Data listing
----

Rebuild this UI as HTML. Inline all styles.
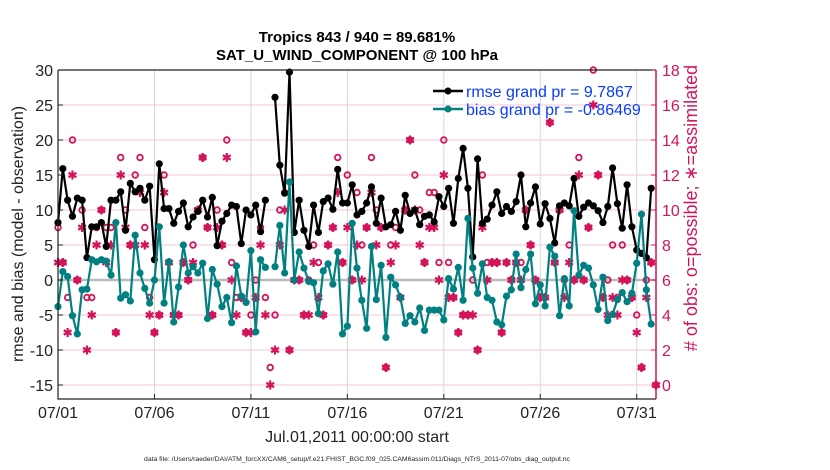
<!DOCTYPE html>
<html><head><meta charset="utf-8"><style>
body{margin:0;background:#fff;}
svg{display:block;font-family:"Liberation Sans",sans-serif;}
</style></head><body>
<svg id="chart" width="830" height="470" viewBox="0 0 830 470">
<text x="357" y="42" text-anchor="middle" font-size="15" font-weight="bold">Tropics 843 / 940 = 89.681%</text>
<text x="357" y="60" text-anchor="middle" font-size="15" font-weight="bold">SAT_U_WIND_COMPONENT @ 100 hPa</text>
<g id="grid"></g><g id="plot"></g><g id="axes"></g>
<text x="357" y="442" text-anchor="middle" font-size="16" fill="#222">Jul.01,2011 00:00:00 start</text>
<text x="357" y="461" text-anchor="middle" font-size="6.8" fill="#222">data file: /Users/raeder/DAI/ATM_forcXX/CAM6_setup/f.e21.FHIST_BGC.f09_025.CAM6assim.011/Diags_NTrS_2011-07/obs_diag_output.nc</text>
<text transform="translate(23,234) rotate(-90)" text-anchor="middle" font-size="16" fill="#222">rmse and bias (model - observation)</text>
<text transform="translate(697,208) rotate(-90)" text-anchor="middle" font-size="18" fill="#d4145a"># of obs: o=possible; ∗=assimilated</text>
<g>
<line x1="433" y1="91" x2="463" y2="91" stroke="#000" stroke-width="2.5"/><circle cx="448" cy="91" r="3.5" fill="#000"/>
<text x="466" y="97" font-size="16" fill="#0a3cff">rmse grand pr = 9.7867</text>
<line x1="433" y1="109" x2="463" y2="109" stroke="#008080" stroke-width="2.5"/><circle cx="448" cy="109" r="3.5" fill="#008080"/>
<text x="466" y="115" font-size="16" fill="#0a3cff">bias grand pr = -0.86469</text>
</g>
</svg>
<script>
const rmse=[8.2,15.9,11.4,9.1,11.7,11.4,3.2,7.6,7.6,8.2,4.8,11.4,11.4,12.6,7.1,13.8,12.6,13.1,11.4,13.4,2.9,16.6,10.2,10.2,8.1,9.8,11,7.6,9,9.8,11.4,9,11.8,4.9,8.4,9.5,10.7,10.5,5.2,10,9.3,10.7,6.9,11.4,null,26.1,16.4,12.4,29.7,6.8,11.4,7.1,4.8,10.7,6.8,11.2,11.7,10.1,15.8,11,11,13.6,9.3,9.8,11,13.3,8.1,11.7,7.6,7.9,9.8,7.1,12.1,9.5,10,7.9,9.1,9.3,8.3,11.9,10.5,13.1,8.1,14.5,18.8,13.1,3.3,17.3,8.1,8.7,10.7,12.6,9.5,10.5,9.8,11.2,15,7.6,11,13.3,8,10.9,8.8,5.3,10.6,11,10.6,14.5,9.1,10.4,11,10.6,9.9,8.2,10.5,16,10.9,7.4,13.6,7.6,4.3,3.8,3.2,13.1,null];
const bias=[-3.8,1.2,0.5,-5.1,-7.7,-1.4,-1.3,2.9,2.6,2.9,2.7,0.7,8.2,-2.6,-2.1,-3,6.4,1,-1.2,-3.3,0,7.6,-3.3,2.6,-6,-1,5,1,1.9,1,2.4,-5.5,1.5,-0.6,-3.8,-2.5,-6.1,2,-2.3,-3.2,4.2,-7.4,2.9,1.8,null,1.9,7.8,1,14,0,4,1.7,-0.2,-0.4,-4.8,1.3,2.3,-0.6,4,-7.7,-6.6,8.1,1.7,-2.9,-6.9,4.8,-2.8,2.1,-8.2,0.4,-0.7,-2.5,-6.2,-5.1,-6,-4,-7.2,-4.3,-4.3,-4.3,-5.7,0.2,-1.3,1.8,-2.9,8.8,1.7,-1.9,2.3,-2.5,-2.9,-6,-6.4,-2.3,-1.4,3.7,-1.1,1.5,3.7,-3.4,-0.7,-3.7,4.7,3.4,-5.1,0.2,-3.7,9.9,0.7,2.1,1.7,-0.7,-4.2,0.4,-5.8,-4.9,-2.8,-1.8,-3.1,-1.9,2.4,9.4,-1.4,-6.3,null];
const assimilated=[7,7,3,12,6,9,2,4,8,10,7,8,3,12,9,8,8,11,8,4,3,4,11,7,4,4,7,6,7,10,13,9,4,9,8,13,6,4,5,3,3,5,8,4,0,2,8,10,2,6,6,4,4,7,5,4,8,9,11,7,9,6,8,6,9,11,8,9,1,7,8,5,10,14,10,8,7,9,9,6,12,5,5,3,4,4,4,2,9,6,7,7,3,7,6,7,6,10,8,6,5,5,15,7,10,5,7,6,12,6,9,16,12,5,4,5,4,6,6,5,3,1,5,7,0];
const possible=[9,7,5,14,6,10,5,5,9,10,9,9,3,13,10,8,12,13,9,5,3,4,12,7,4,4,7,6,8,10,13,9,4,10,8,14,7,5,5,3,4,6,9,5,1,4,10,11,2,6,6,4,6,8,7,4,8,9,13,7,12,6,11,8,9,13,10,9,1,8,9,5,10,14,12,10,7,11,11,7,14,7,5,3,4,4,6,2,12,7,7,7,3,7,6,7,7,10,8,6,5,5,15,7,10,6,8,6,13,6,9,18,12,5,6,8,5,8,6,5,4,1,6,7,0];
const yTicks=[-15,-10,-5,0,5,10,15,20,25,30];
const rTicks=[0,2,4,6,8,10,12,14,16,18];
const xTickDays=[0,5,10,15,20,25,30];
const xTickLabels=["07/01","07/06","07/11","07/16","07/21","07/26","07/31"];

const L=58,R=656,T=70,B=399;
const xs=d=>L+(d/31)*(R-L);
const ys=v=>T+(30-v)*(B-T)/47;
const yr=r=>ys(r*2.5-15);
const NS="http://www.w3.org/2000/svg";
function mk(tag,attrs,parent){const e=document.createElementNS(NS,tag);for(const k in attrs)e.setAttribute(k,attrs[k]);parent.appendChild(e);return e;}
const grid=document.getElementById('grid'),plot=document.getElementById('plot'),axes=document.getElementById('axes');
const MAG="#d4145a",TEAL="#008080";

yTicks.forEach(v=>{if(v===0)return;const g=mk('line',{x1:L,x2:R,y1:ys(v),y2:ys(v),stroke:"#f3c6d6","stroke-width":1},grid);

});
xTickDays.forEach(d=>{const g=mk('line',{x1:xs(d),x2:xs(d),y1:T,y2:B,stroke:"#d8d8d8","stroke-width":1},grid);

});
const z=mk('line',{x1:L,x2:R,y1:ys(0),y2:ys(0),stroke:"#bbb","stroke-width":2.5},grid);



const tx=i=>xs(i*0.25);
function series(arr,color,name){
  let d="",pen=false;
  arr.forEach((v,i)=>{if(v===null){pen=false;return;}d+=(pen?"L":"M")+tx(i).toFixed(1)+" "+ys(v).toFixed(1)+" ";pen=true;});
  const p=mk('path',{d:d,fill:"none",stroke:color,"stroke-width":2.2,"stroke-linejoin":"round"},plot);
  
  
  arr.forEach((v,i)=>{if(v===null)return;const c=mk('circle',{cx:tx(i),cy:ys(v),r:3.6,fill:color},plot);
  
  });
}
possible.forEach((v,i)=>{const c=mk('circle',{cx:tx(i),cy:yr(v),r:2.8,fill:"none",stroke:MAG,"stroke-width":1.8},plot);

});
assimilated.forEach((v,i)=>{const cx=tx(i),cy=yr(v);
  const g=mk('g',{stroke:MAG,"stroke-width":2.2},plot);
  
  
  [[0,4.5],[3.9,2.25],[3.9,-2.25]].forEach(([dx,dy])=>mk('line',{x1:cx-dx,y1:cy-dy,x2:cx+dx,y2:cy+dy},g));
  mk('circle',{cx:cx,cy:cy,r:2.2,fill:MAG,stroke:"none"},g);});
series(rmse,"#000","rmse");
series(bias,TEAL,"bias");

const fr=mk('path',{d:`M${L} ${T}V${B}H${R}`,fill:"none",stroke:"#222","stroke-width":1.2},axes);


const ra=mk('line',{x1:R,x2:R,y1:T,y2:B,stroke:MAG,"stroke-width":1.5},axes);


const ta=mk('line',{x1:L,x2:R,y1:T,y2:T,stroke:"#222","stroke-width":1.2},axes);


yTicks.forEach(v=>{mk('line',{x1:L,x2:L+5,y1:ys(v),y2:ys(v),stroke:"#222"},axes);
const t=mk('text',{x:L-5,y:ys(v)+6,"text-anchor":"end","font-size":16,fill:"#222"},axes);t.textContent=v;

});
rTicks.forEach(v=>{mk('line',{x1:R-5,x2:R,y1:yr(v),y2:yr(v),stroke:MAG},axes);
const t=mk('text',{x:R+6,y:yr(v)+6,"font-size":16,fill:MAG},axes);t.textContent=v;

});
xTickDays.forEach((d,i)=>{mk('line',{x1:xs(d),x2:xs(d),y1:B,y2:B-5,stroke:"#222"},axes);
const t=mk('text',{x:xs(d),y:B+19,"text-anchor":"middle","font-size":16,fill:"#222"},axes);t.textContent=xTickLabels[i];

});
</script>
</body></html>
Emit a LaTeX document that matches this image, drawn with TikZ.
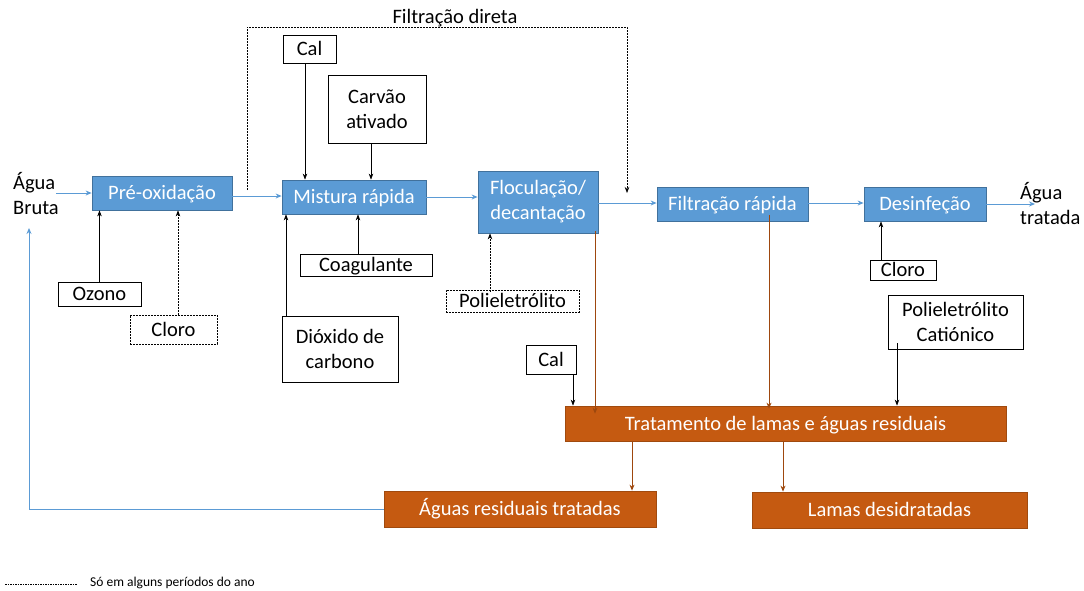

----

Task prompt: Write down every line of the data above that includes the string "this".

Exercise solution:
Rebuild this UI as HTML. Inline all styles.
Emit a LaTeX document that matches this image, drawn with TikZ.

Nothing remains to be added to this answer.